[Supplied material start]

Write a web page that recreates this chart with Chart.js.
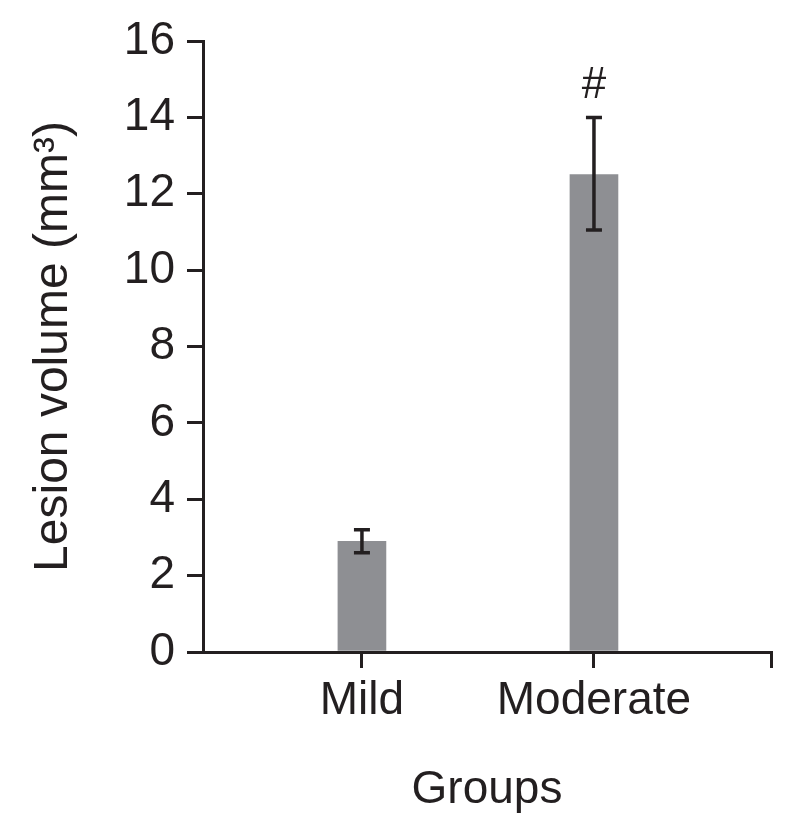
<!DOCTYPE html>
<html>
<head>
<meta charset="utf-8">
<script src="https://cdn.jsdelivr.net/npm/chart.js@4/dist/chart.umd.min.js"></script>
<style>
html,body{margin:0;padding:0;background:#fff;}
#wrap{width:797px;height:837px;}
</style>
</head>
<body>
<div id="wrap"><canvas id="c" width="797" height="837"></canvas></div>
<script>
const categories = ['Mild', 'Moderate'];
const meanValues = [2.9, 12.5];
const errLow = [2.6, 11.05];
const errHigh = [3.2, 14.0];
const markers = ['', '#'];
const yTicks = [0, 2, 4, 6, 8, 10, 12, 14, 16];

const INK = '#231f20';
const FONT = "'Liberation Sans', Arial, Helvetica, sans-serif";

const errorBars = {
  id: 'errorBars',
  afterDatasetsDraw(chart) {
    const ctx = chart.ctx;
    const xs = chart.scales.x, ys = chart.scales.y;
    ctx.save();
    ctx.strokeStyle = INK;
    ctx.lineWidth = 3.5;
    categories.forEach((c, i) => {
      const x = xs.getPixelForValue(i);
      const yl = ys.getPixelForValue(errLow[i]);
      const yh = ys.getPixelForValue(errHigh[i]);
      ctx.beginPath();
      ctx.moveTo(x, yl); ctx.lineTo(x, yh);
      ctx.moveTo(x - 8, yl); ctx.lineTo(x + 8, yl);
      ctx.moveTo(x - 8, yh); ctx.lineTo(x + 8, yh);
      ctx.stroke();
      if (markers[i]) {
        ctx.fillStyle = INK;
        ctx.font = '44px ' + FONT;
        ctx.textAlign = 'center';
        ctx.textBaseline = 'bottom';
        ctx.fillText(markers[i], x, yh - 10);
      }
    });
    ctx.restore();
  }
};

new Chart(document.getElementById('c'), {
  type: 'bar',
  data: {
    datasets: [{
      data: categories.map((c, i) => ({x: i, y: meanValues[i]})),
      backgroundColor: '#8e8f93',
      borderWidth: 0,
      barThickness: 48
    }]
  },
  options: {
    responsive: false,
    animation: false,
    layout: {padding: {top: 41, right: 26, left: 0, bottom: 0}},
    plugins: {legend: {display: false}, tooltip: {enabled: false}},
    scales: {
      x: {
        type: 'linear',
        offset: false,
        min: -0.685,
        max: 1.763,
        afterBuildTicks(scale) {
          scale.ticks = [{value: 0}, {value: 1}, {value: scale.max}];
        },
        afterFit(scale) { scale.height = 185; },
        grid: {offset: false, drawOnChartArea: false, drawTicks: true, tickLength: 16, color: INK, lineWidth: 3},
        border: {display: true, color: INK, width: 3},
        ticks: {
          color: INK,
          font: {family: FONT, size: 46},
          padding: 6,
          maxRotation: 0,
          autoSkip: false,
          callback(v) { return Number.isInteger(v) && categories[v] !== undefined ? categories[v] : ''; }
        },
        title: {display: true, text: 'Groups', color: INK, font: {family: FONT, size: 46}, padding: {top: 0, bottom: 19}}
      },
      y: {
        min: 0,
        max: 16,
        afterBuildTicks(scale) { scale.ticks = yTicks.map(v => ({value: v})); },
        afterFit(scale) { scale.width = 203; },
        grid: {drawOnChartArea: false, drawTicks: true, tickLength: 16, color: INK, lineWidth: 3},
        border: {display: true, color: INK, width: 3},
        ticks: {color: INK, font: {family: FONT, size: 46}, padding: 12},
        title: {display: true, text: 'Lesion volume (mm³)', color: INK, font: {family: FONT, size: 48}, padding: {top: 25, bottom: 0}}
      }
    }
  },
  plugins: [errorBars]
});
</script>
</body>
</html>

[Supplied material end]

- _What the task asks_: Quote the preceding listing precisely and completely, omitting its images.

- _Written solution_:
Write a web page that recreates this chart with Chart.js.
<!DOCTYPE html>
<html>
<head>
<meta charset="utf-8">
<script src="https://cdn.jsdelivr.net/npm/chart.js@4/dist/chart.umd.min.js"></script>
<style>
html,body{margin:0;padding:0;background:#fff;}
#wrap{width:797px;height:837px;}
</style>
</head>
<body>
<div id="wrap"><canvas id="c" width="797" height="837"></canvas></div>
<script>
const categories = ['Mild', 'Moderate'];
const meanValues = [2.9, 12.5];
const errLow = [2.6, 11.05];
const errHigh = [3.2, 14.0];
const markers = ['', '#'];
const yTicks = [0, 2, 4, 6, 8, 10, 12, 14, 16];

const INK = '#231f20';
const FONT = "'Liberation Sans', Arial, Helvetica, sans-serif";

const errorBars = {
  id: 'errorBars',
  afterDatasetsDraw(chart) {
    const ctx = chart.ctx;
    const xs = chart.scales.x, ys = chart.scales.y;
    ctx.save();
    ctx.strokeStyle = INK;
    ctx.lineWidth = 3.5;
    categories.forEach((c, i) => {
      const x = xs.getPixelForValue(i);
      const yl = ys.getPixelForValue(errLow[i]);
      const yh = ys.getPixelForValue(errHigh[i]);
      ctx.beginPath();
      ctx.moveTo(x, yl); ctx.lineTo(x, yh);
      ctx.moveTo(x - 8, yl); ctx.lineTo(x + 8, yl);
      ctx.moveTo(x - 8, yh); ctx.lineTo(x + 8, yh);
      ctx.stroke();
      if (markers[i]) {
        ctx.fillStyle = INK;
        ctx.font = '44px ' + FONT;
        ctx.textAlign = 'center';
        ctx.textBaseline = 'bottom';
        ctx.fillText(markers[i], x, yh - 10);
      }
    });
    ctx.restore();
  }
};

new Chart(document.getElementById('c'), {
  type: 'bar',
  data: {
    datasets: [{
      data: categories.map((c, i) => ({x: i, y: meanValues[i]})),
      backgroundColor: '#8e8f93',
      borderWidth: 0,
      barThickness: 48
    }]
  },
  options: {
    responsive: false,
    animation: false,
    layout: {padding: {top: 41, right: 26, left: 0, bottom: 0}},
    plugins: {legend: {display: false}, tooltip: {enabled: false}},
    scales: {
      x: {
        type: 'linear',
        offset: false,
        min: -0.685,
        max: 1.763,
        afterBuildTicks(scale) {
          scale.ticks = [{value: 0}, {value: 1}, {value: scale.max}];
        },
        afterFit(scale) { scale.height = 185; },
        grid: {offset: false, drawOnChartArea: false, drawTicks: true, tickLength: 16, color: INK, lineWidth: 3},
        border: {display: true, color: INK, width: 3},
        ticks: {
          color: INK,
          font: {family: FONT, size: 46},
          padding: 6,
          maxRotation: 0,
          autoSkip: false,
          callback(v) { return Number.isInteger(v) && categories[v] !== undefined ? categories[v] : ''; }
        },
        title: {display: true, text: 'Groups', color: INK, font: {family: FONT, size: 46}, padding: {top: 0, bottom: 19}}
      },
      y: {
        min: 0,
        max: 16,
        afterBuildTicks(scale) { scale.ticks = yTicks.map(v => ({value: v})); },
        afterFit(scale) { scale.width = 203; },
        grid: {drawOnChartArea: false, drawTicks: true, tickLength: 16, color: INK, lineWidth: 3},
        border: {display: true, color: INK, width: 3},
        ticks: {color: INK, font: {family: FONT, size: 46}, padding: 12},
        title: {display: true, text: 'Lesion volume (mm³)', color: INK, font: {family: FONT, size: 48}, padding: {top: 25, bottom: 0}}
      }
    }
  },
  plugins: [errorBars]
});
</script>
</body>
</html>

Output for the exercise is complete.